「美術の素晴らしさ」バービー 杉本穂高さんの映画レビュー(感想・評価)
美術の素晴らしさ
プロダクションデザインが素晴らしい。この分野ではオスカーの有力候補だろう。キッチュでリアリティを追求せず、ドールの世界を具現化してみせ、そこに生身の役者がいても違和感のないバランス感とピンクを基調にしたカラーリングをケバケバしさを感じさせずに再現。レトロなポップ感が抜群に心地よさを感じさせる。芝居のあり方もあえて戯画的で、オーバーアクティブなものにしているのも良い。リアルなだけが良い芝居ではない、こういう方向性の面白い芝居もアメリカ映画でもどんどん追求してほしい。

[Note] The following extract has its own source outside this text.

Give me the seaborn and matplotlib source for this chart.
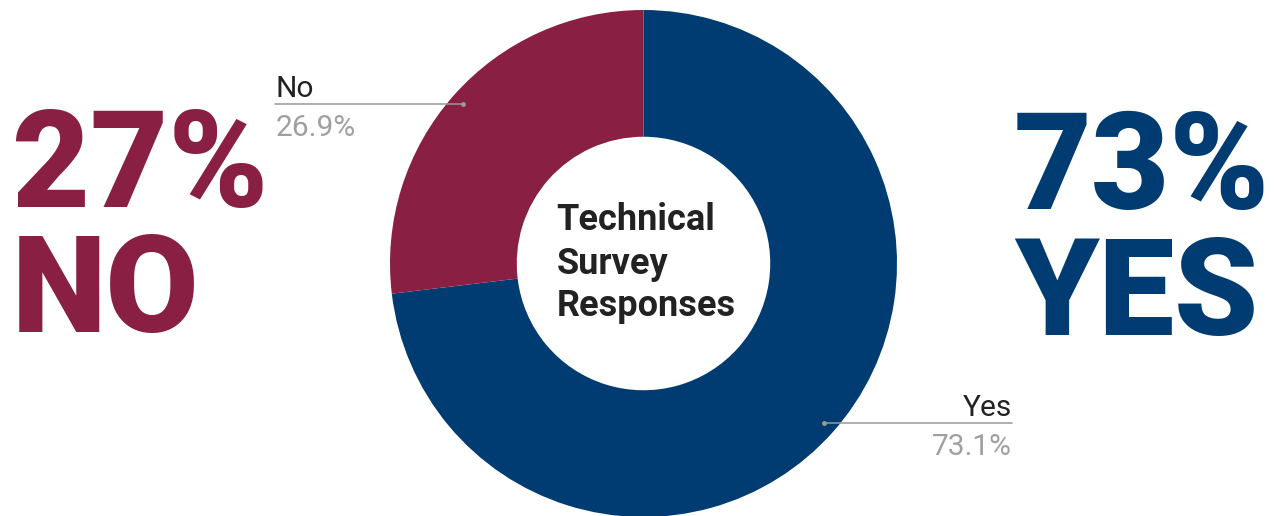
import numpy as np
import matplotlib
matplotlib.use("Agg")
import matplotlib.pyplot as plt
import seaborn as sns

# Data
labels = ["Yes", "No"]
values = [73.1, 26.9]
colors = ["#003b71", "#891f43"]
big_pct = ["73%", "27%"]
big_word = ["YES", "NO"]
center_title = "Technical\nSurvey\nResponses"

sns.set_theme(style="white")
plt.rcParams["font.family"] = ["Roboto", "DejaVu Sans"]

fig = plt.figure(figsize=(12.79, 5.16), dpi=100)
fig.patch.set_facecolor("white")

# Donut axes placed so the ring fills it
ax = fig.add_axes([390 / 1279, -1 / 516, 507 / 1279, 507 / 516])
wedges, _ = ax.pie(values, colors=colors, startangle=90, counterclock=False,
                   radius=1.0, wedgeprops=dict(width=0.5, linewidth=0))
ax.set_xlim(-1, 1)
ax.set_ylim(-1, 1)
ax.set_aspect("equal")
ax.axis("off")

# Leader lines and labels
for w, lab, val in zip(wedges, labels, values):
    ang = np.deg2rad((w.theta1 + w.theta2) / 2)
    x0, y0 = 0.95 * np.cos(ang), 0.95 * np.sin(ang)
    side = 1 if x0 > 0 else -1
    x1 = 1.453 * side
    ax.plot([x0, x1], [y0, y0], color="#999999", lw=1.1, clip_on=False)
    ax.plot([x0], [y0], "o", color="#999999", ms=2.5, clip_on=False)
    ha = "right" if side > 0 else "left"
    ax.text(x1, y0 + 0.028, lab, ha=ha, va="baseline", fontsize=21.5,
            color="#222222", clip_on=False)
    ax.text(x1, y0 - 0.126, f"{val}%", ha=ha, va="baseline", fontsize=21.5,
            color="#a0a0a0", clip_on=False)

# Centre title
ax.text(0.01, 0.0, center_title, ha="center", va="center",
        multialignment="left", fontsize=26, fontweight="bold",
        color="#222222", linespacing=1.25)

# Big side numbers
fig.text(1014 / 1279, 1 - 209 / 516, big_pct[0], ha="left", va="baseline",
         fontsize=97, fontweight="black", color=colors[0])
fig.text(1014 / 1279, 1 - 335 / 516, big_word[0], ha="left", va="baseline",
         fontsize=97, fontweight="black", color=colors[0])
fig.text(12 / 1279, 1 - 207 / 516, big_pct[1], ha="left", va="baseline",
         fontsize=97, fontweight="black", color=colors[1])
fig.text(12 / 1279, 1 - 332 / 516, big_word[1], ha="left", va="baseline",
         fontsize=97, fontweight="black", color=colors[1])

fig.savefig("out.png", dpi=100, facecolor="white")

スタンダードモデルゆえに特定の職業やアイデンティティを持たない主人公のバービーと、そんなバービーの彼氏というポジションでおまけ的に生まれたがゆえに、やはりアイデンティティを持たないケンの2人(2体)がフェミニズムや有害な男性性の体験を経て、自分らしさを獲得しようと試みる。現実社会のマテル社は男性経営者の支配だと本作は描かれている。事実かどうかは知らないが、その体制は特に破壊されない。資本主義とフェミニズムの関わりにはある種の課題があると本作は示唆している。